Yen Rallies Against Euro On Swine Flu Concerns

The yen, regarded as a refuge currency, hit a six-week high against the euro after the World Health Organization affirmed that the swine flu is spread and cannot be contained.
The yen had sharply increased since the announcement that the swine flu may become a pandemic health issue, reflecting also in a terrible Monday for the stock markets. In the United States, not only the pig flu raised market fears, but the Wall Street Journal affirmed that different American banks were told by regulators that they are lacking funds. In Asia, the swine flu concerns made emergent-markets high-yielding currencies such as the Malaysian ringgit and the South Korean won to lose value, as investors tend to avoid risk in situations of unknown ending. The euro continued to weaken against the yen, a trend that started in the beginning of April, due to multiple socioeconomic speculations and data.

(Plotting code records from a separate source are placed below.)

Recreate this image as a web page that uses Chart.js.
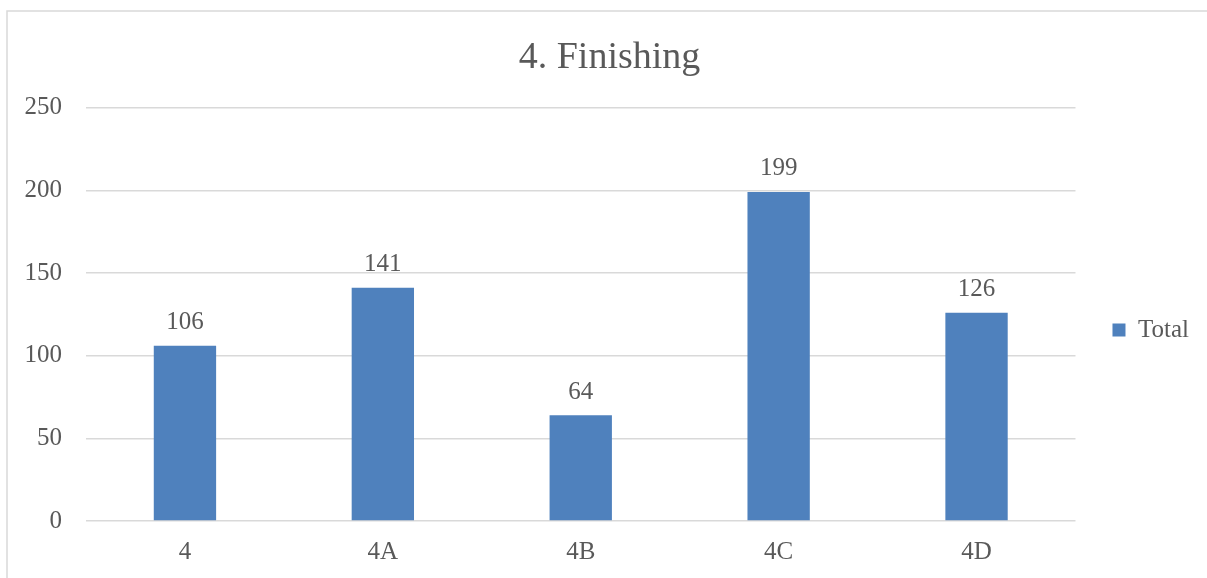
<!DOCTYPE html>
<html>
<head>
<meta charset="utf-8">
<script src="https://cdn.jsdelivr.net/npm/chart.js@4.4.1/dist/chart.umd.min.js"></script>
<style>
  html, body { margin: 0; padding: 0; background: #fff; }
  #wrap { width: 1207px; height: 578px; }
</style>
</head>
<body>
<div id="wrap"><canvas id="finishChart" width="1207" height="578"></canvas></div>
<script>
// finishing counts per section
const categories = ["4", "4A", "4B", "4C", "4D"];
const totals = [106, 141, 64, 199, 126];
const yTicks = [0, 50, 100, 150, 200, 250];

const TEXT = "#595959";
const FONT = "'Liberation Serif', 'DejaVu Serif', serif";

// white background + thin frame on the left and top edges
const framePlugin = {
  id: "frame",
  beforeDraw(chart) {
    const ctx = chart.ctx;
    ctx.save();
    ctx.fillStyle = "#fff";
    ctx.fillRect(0, 0, chart.width, chart.height);
    ctx.strokeStyle = "#d9d9d9";
    ctx.lineWidth = 1.5;
    ctx.beginPath();
    ctx.moveTo(7, chart.height);
    ctx.lineTo(7, 11);
    ctx.lineTo(chart.width, 11);
    ctx.stroke();
    ctx.restore();
  }
};

// value written above each bar
const valueLabels = {
  id: "valueLabels",
  afterDatasetsDraw(chart) {
    const ctx = chart.ctx;
    const meta = chart.getDatasetMeta(0);
    ctx.save();
    ctx.fillStyle = TEXT;
    ctx.font = "25px " + FONT;
    ctx.textAlign = "center";
    ctx.textBaseline = "middle";
    meta.data.forEach((bar, i) => {
      ctx.fillText(String(chart.data.datasets[0].data[i]), bar.x, bar.y - 23);
    });
    ctx.restore();
  }
};

new Chart(document.getElementById("finishChart").getContext("2d"), {
  type: "bar",
  data: {
    labels: categories,
    datasets: [{
      label: "Total",
      data: totals,
      backgroundColor: "#4f81bd",
      borderWidth: 0,
      barPercentage: 0.315,
      categoryPercentage: 1
    }]
  },
  options: {
    responsive: false,
    animation: false,
    layout: { padding: { top: 12, right: 8, bottom: 0, left: 20 } },
    plugins: {
      title: {
        display: true,
        text: "4. Finishing",
        color: TEXT,
        font: { family: FONT, size: 38, weight: "normal" },
        padding: { top: 23, bottom: 27 }
      },
      legend: {
        position: "right",
        // empty title only used as a spacer to push the entry down a bit
        title: {
          display: true,
          text: " ",
          font: { size: 10 },
          padding: { top: 58, bottom: 0 }
        },
        labels: {
          color: TEXT,
          font: { family: FONT, size: 25 },
          boxWidth: 13,
          boxHeight: 13,
          padding: 37
        }
      },
      tooltip: { enabled: false }
    },
    scales: {
      x: {
        afterFit(scale) { scale.height = 57; },
        grid: { display: false },
        border: { display: false },
        ticks: { color: TEXT, font: { family: FONT, size: 25 }, padding: 8 }
      },
      y: {
        min: 0,
        max: 250,
        afterBuildTicks(scale) {
          scale.ticks = yTicks.map(v => ({ value: v }));
        },
        afterFit(scale) { scale.width = 66; },
        grid: { color: "#d9d9d9", lineWidth: 1.5, drawTicks: false },
        border: { display: false },
        ticks: { color: TEXT, font: { family: FONT, size: 25 }, padding: 24 }
      }
    }
  },
  plugins: [framePlugin, valueLabels]
});
</script>
</body>
</html>
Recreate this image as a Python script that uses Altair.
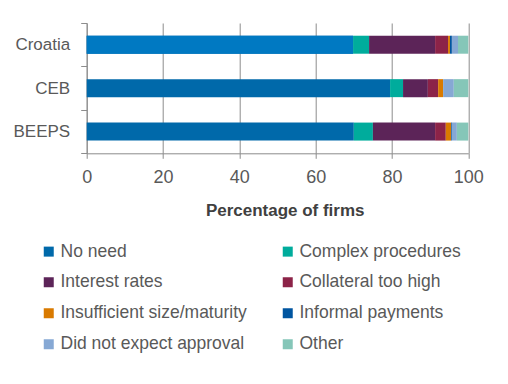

The swine flu caused a phenomena amid investors, making them to escape riskier positions in emergent-markets and to prefer safer refuges such as those provided by the green back and the yen. Speculators’ opinions are rather similar, forecasting losses in the stock markets until the swine flu effects for the global society can be accurately predicted, and the yen, a conservative investment in times of uncertainty will be likely to continue its rally during the next few days.
The EUR/JPY traded at 124.92 from 126.95 while the NZD/JPY in the intraday comparison fell from 54.57 to 53.36.